Quoting industry experts, it adds that unprecedented expansion in hospitality, tourism, and infrastructure is reinforcing the region’s position as a global magnet for investment.
Developing a robust tourism sector is crucial for Middle Eastern countries as they pursue economic diversification and reduce reliance on crude revenues. Saudi Arabia aims to attract 150m tourists annually by 2030, while Egypt targets 30m international visitors by 2028.
Amr El Nady, head of hotels and hospitality Middle East and Africa and managing director, global hotel desk at JLL, said: “Both nations are seeking to significantly increase tourism’s contribution to their gross domestic product, with Saudi Arabia targeting 10pc and Egypt 15pc.”
He added: “This strategic focus is driving substantial hospitality investment, with mega-projects like NEOM, the Red Sea Project, and AlUla in Saudi Arabia, alongside Egypt’s New Administrative Capital, Ras Al Hekma, South Med and Red Sea developments.”
According to the report, international visitor spending in the Middle East is expected to reach nearly $194bn this year, up nearly a quarter from 2019 pre-pandemic levels, while domestic spending is forecast to hit $113bn.
As of the second quarter of 2025, the hotel construction pipeline in the Middle East reached an all-time high of 650 projects, totalling 161,574 rooms.
At the end of June, 337 projects with almost 86,500 rooms were under construction, and 147 projects are due to start by the second quarter of next year.
Saudi Arabia tops the Middle East hotel construction chart, with more than 92,000 rooms across 342 projects, followed by Egypt with 127 projects and over 28,000 rooms.
The UAE has 100 projects with 25,470 rooms, Oman 27 projects with 4,709 keys, and Qatar 16 projects with nearly 3,500 rooms.
Upcoming global events such as Expo 2030 and the FIFA World Cup 2034 in Saudi Arabia are already boosting strong demand for real estate, including hospitality projects.

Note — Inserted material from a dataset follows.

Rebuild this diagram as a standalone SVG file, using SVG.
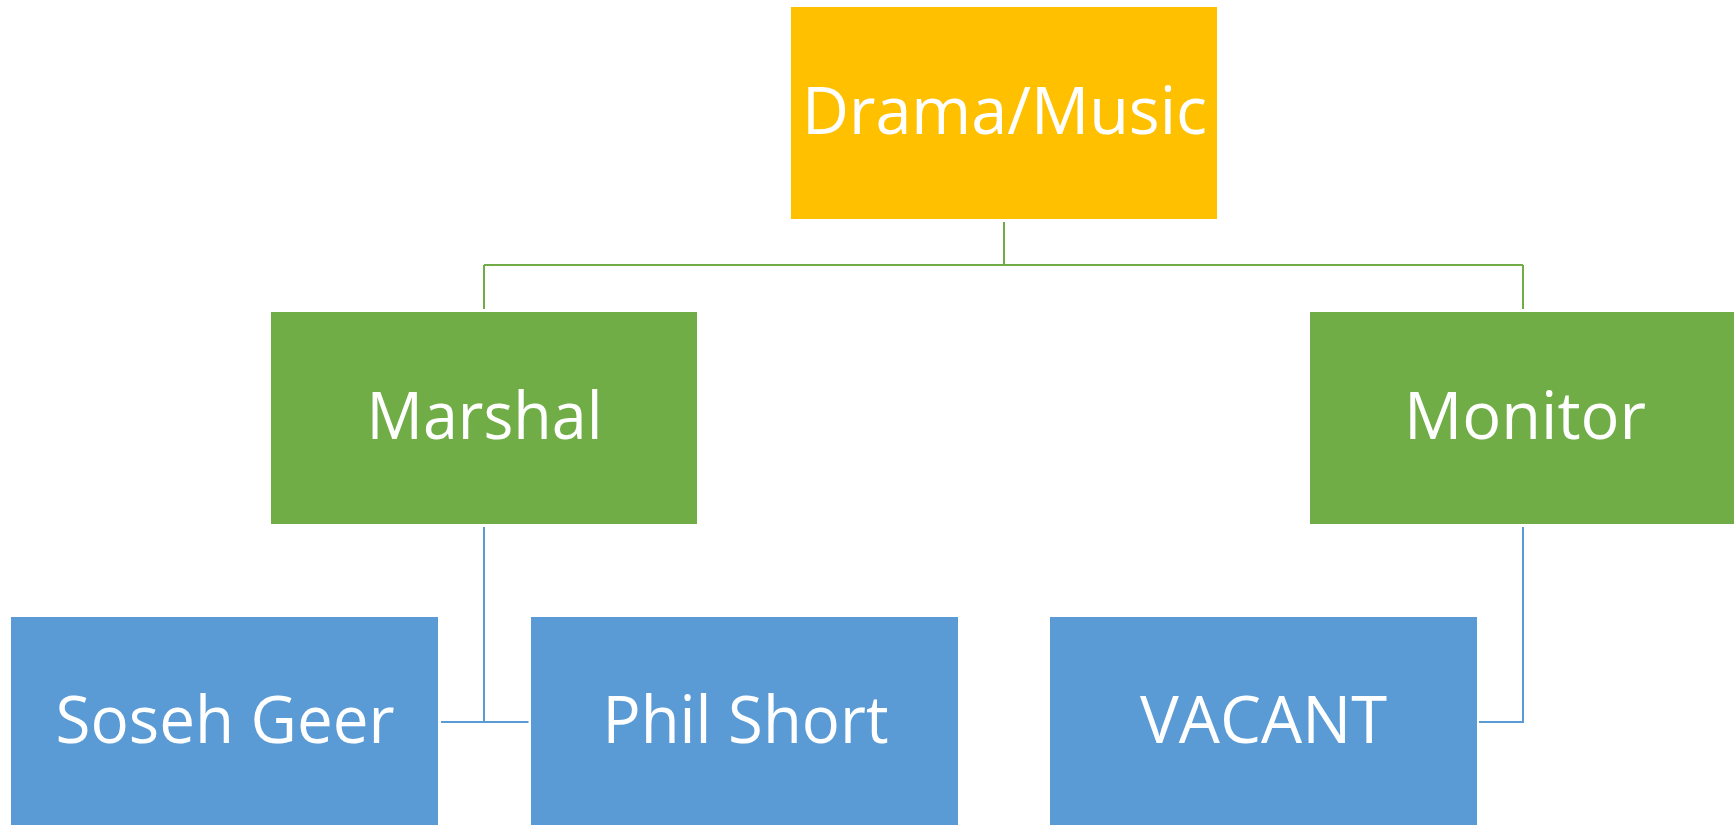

From January 2026, foreigners will also be able to purchase real estate assets in designated zones – a landmark development expected to further deepen investor appetite in the kingdom.
JLL added that liquidity in the hotel investment landscape in the Middle East remains remarkably robust, underpinned by resilient hotel trading performance and increasing tourist arrivals.
El Nady noted that the UAE’s hospitality market continues to attract strong interest from regional and international investors seeking high-yielding, income-generating hotel assets and mixed-use developments.
“Last year, JLL forecast $1.2bn in Dubai hotel transactions, and current market activity indicates we are on track to exceed this milestone, further demonstrating sustained investor confidence,” he said.
Citing data from Cavendish Maxwell, a real estate advisory group, the report added that Dubai’s hospitality market continues to outperform, with around 10,000 new rooms expected by 2027.
Vidhi Shah, director, head of commercial valuation at Cavendish Maxwell, said that the occupancy level in hotels in Dubai rose to 81pc in the first half of this year, representing a 2.5pc rise compared to the same period in the previous year, while average daily rents reached $159, up 4.7pc.
Oman is also increasingly becoming a hot spot for hospitality investment, with tourism expected to contribute 5pc to GDP by 2030 and 10pc by 2040.
Data from Cavendish Maxwell revealed that Oman is set to boost hotel room inventory by 25pc by 2030, with 9,600 new keys on the way in the next five years, and 2,600 by the end of 2025.
The report further said that hotel revenues in Oman rose more than 18pc year on year to $367m.